The opening of Strata induces a thrill that’s specific to theatre. On stage, three people are alternately magnetised and repelled from one another in a pulsing and highly-choreographed scene that draws the audience instantaneously into the tangle of their relationships.
Showing off the confident hand of director Tiffany Lyndall-Knight, it’s also a scene that represents a disaster. But the meat of the play isn’t in the hyperbolic drama of this big event, but in the much quieter tragedy of flawed human relationships. From the arresting opening scene, the show calms and a sweep of near-naturalistic, non-chronological scenes unfurl to tell the story of Robyn, her brother Brody, and her partner Phil.
Against a backdrop of environmental degradation and commercial exploitation, the trio negotiate the decisions that have led them to their symbolic reckoning. The play is held together by Caithlin O’Loghlen’s perfectly-pitched performance as Robyn; a character in whom playwright Peter Beaglehole has managed to exactly conjure the modern coping mechanism of aggressiveness masking deep-seated existential fear.
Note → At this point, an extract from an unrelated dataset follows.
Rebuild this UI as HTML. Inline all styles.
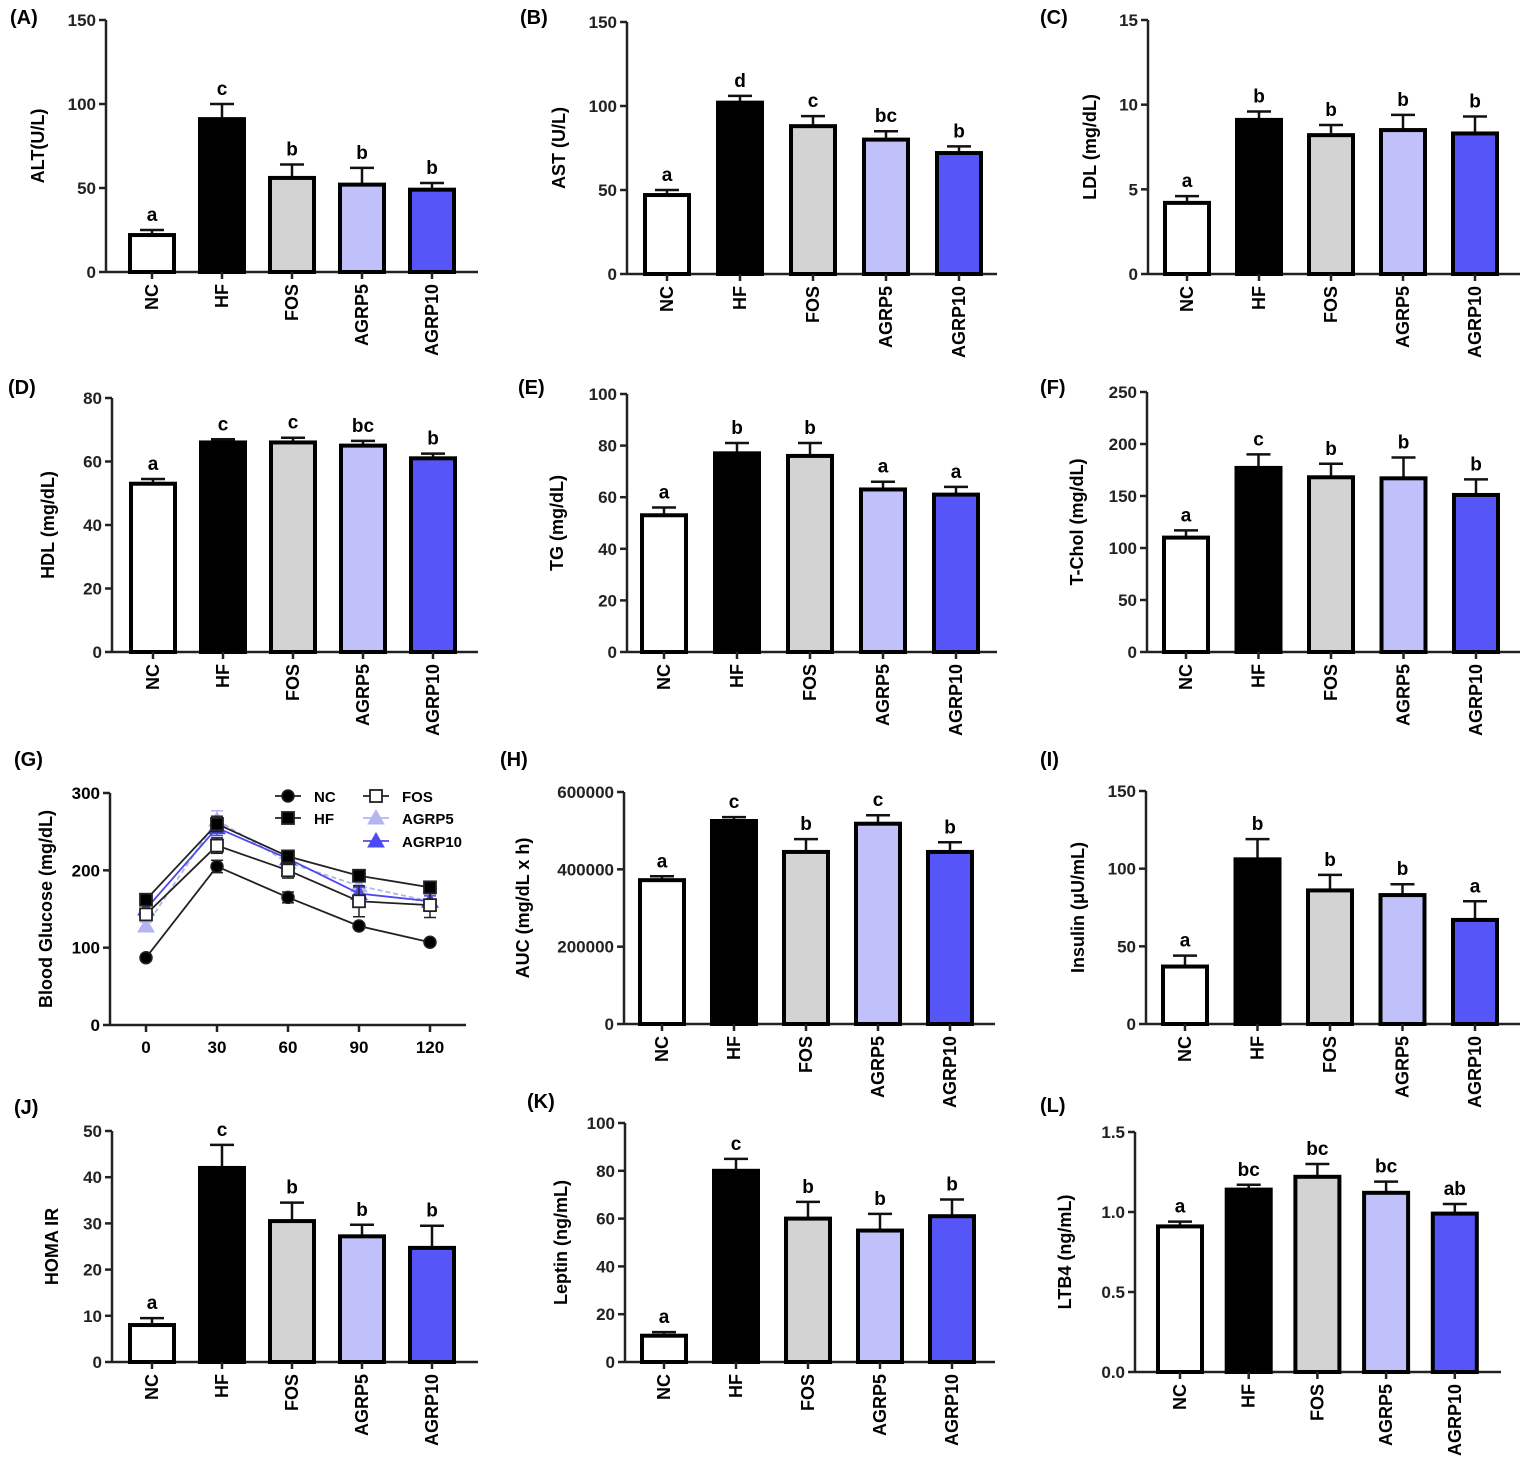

While there’s plenty of hints at the larger issues that spark those fears, chiefly Australia’s poor attempts to manage climate change, Strata is in some ways a victim of its own success. The dynamic interplay between characters keeps the personal drama central. The larger story easily gets lost. Despite that, and an unedifying early end to a narrative arc that seems to lack a full stop, it’s a work of skill and real emotion – an excellent introduction to the new festival season.
The second play of the night, Forgiveness, shares a simple but effective set with Strata and carries over some of the first play’s tangled-up tone. Also presented as a series of non-linear scenes that culminate in ultimate catastrophe, Forgiveness is peppered with monologues that cut through the dialogue – allowing the audience to contrast each character’s internal voice with their public persona.
The concept is sound, but its execution by playwright Piri Eddy errs toward the heavy-handed, as does the story in its entirety. The play examines toxic masculinity, alcohol-dependence and violence, using the bubbling tensions of a small rural community as its vehicle. But it lacks nuance and originality – this story about Australia has been told, and Forgiveness brings little new. Worse, it falls into the most troubling tradition of the trope – allowing the female characters to become ciphers for the problems of men, little more than collateral damage in a masculine drama.
Redeemed by a competent cast, particularly Tom Murdock as Anthony, and clever direction from Anthony Nicola that uses live-filmed footage to bring depth to on-stage action, Forgiveness is a fine way to spend an hour at the theatre. But, unlike Strata, it’s a play that can’t quite manage to tap into the rich vein of emotional truth that makes a show stick with an audience.
Strata // Forgiveness is playing at Rumpus in Bowden until February 21 and is part of the 2021 Adelaide Fringe program.